Como é a vida de um jovem na favela?

Se você nasce na favela, sua perspectiva de vida é outra. A visão de futuro é menos abrangente. O jovem fica muito focado no agora. Há poucas chances de educação, trabalho e cultura. Você acorda bem cedo, anda muito até o ponto de ônibus, pega condução lotada, às vezes dorme sob tiroteio. Algumas pessoas deveriam passar uma temporada na favela, para ver se valorizam as oportunidades que têm.

Qual o seu gosto musical?

Gosto de bossa nova e samba. Na verdade, só não ouço funk e rap. Mas na Maré ouve-se funk 24 horas por dia no volume máximo. Mas eu fico muito tempo fora, saio de casa às 7h e só volto às 19h, 20h, 20h30m. Quando estou na favela, fecho todas as portas e janelas e ouço Elis, Tom, Maria Rita.

Como você fazia para ter uma programação cultural?

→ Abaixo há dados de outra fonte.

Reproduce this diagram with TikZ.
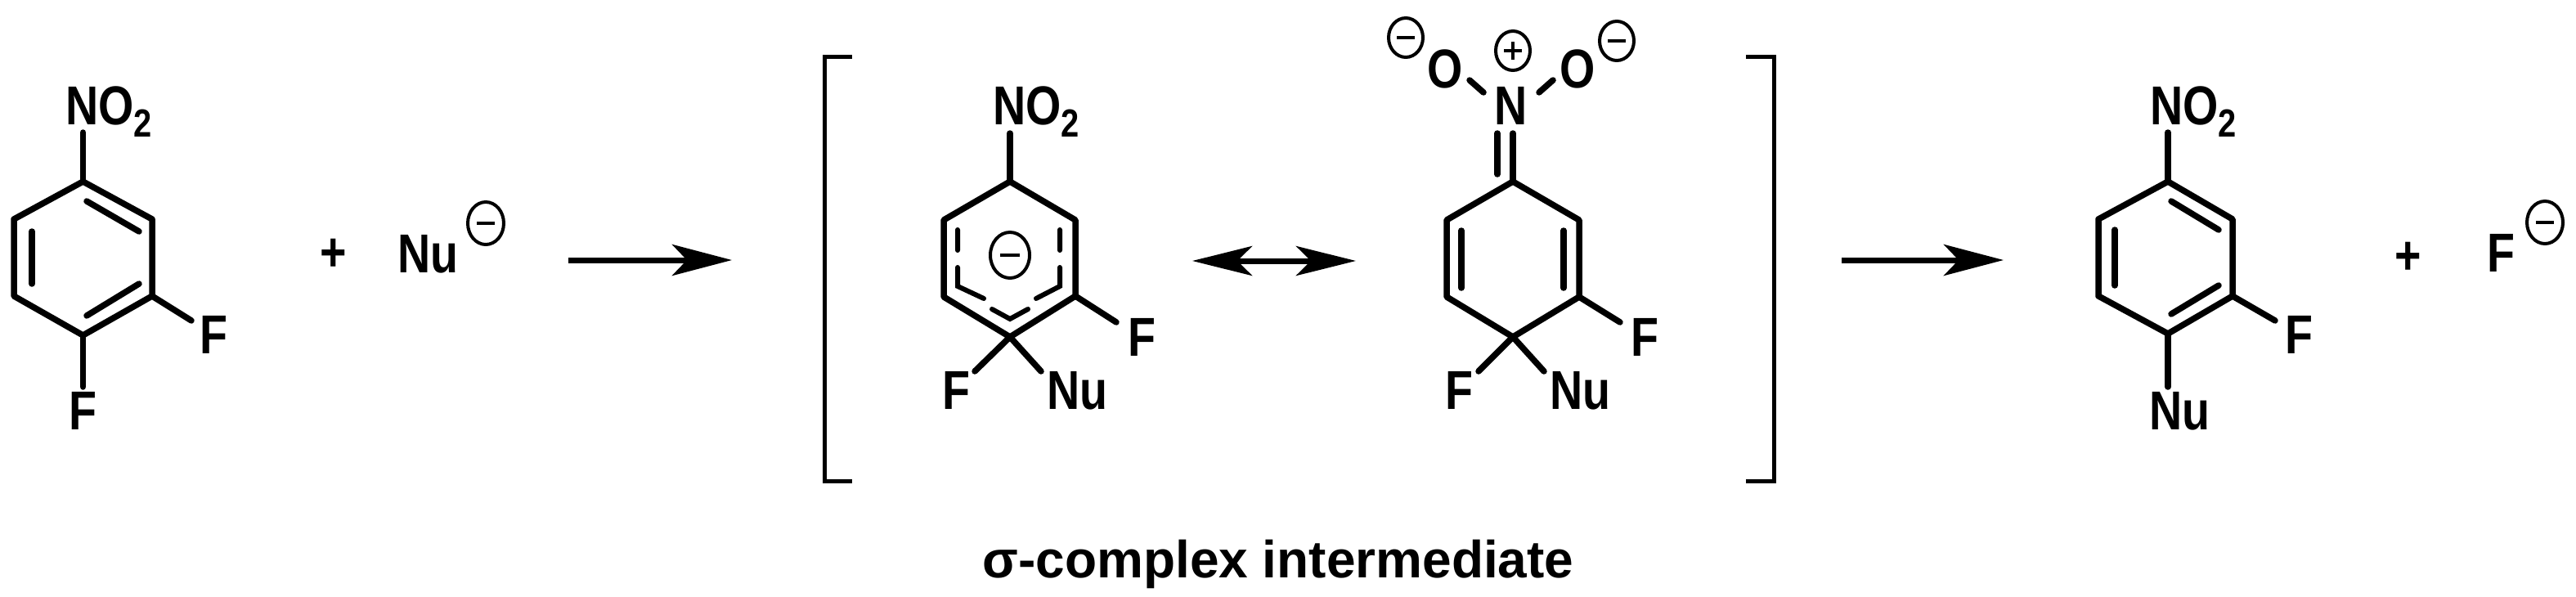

Nunca tive mesada, somente depois que entrei no Nave. Eu estudava em Ciep anteriormente. Como só tinha internet discada em casa, procurava programas culturais no computador do colégio e sugeria aos professores, já que existem saídas pedagógicas oferecidas pelo governo aos colégios. Com isso, a escola nos levou à Bienal do Livro, a museus. Sempre gostei de teatro, exposição, cinema, leitura. Por iniciativa própria, vou a locais gratuitos ou baratos, como CCBB, Caixa Cultural, museus. Na biblioteca da Maré, li Machado de Assis, José de Alencar, os clássicos. A falta de dinheiro não pode servir de desculpa.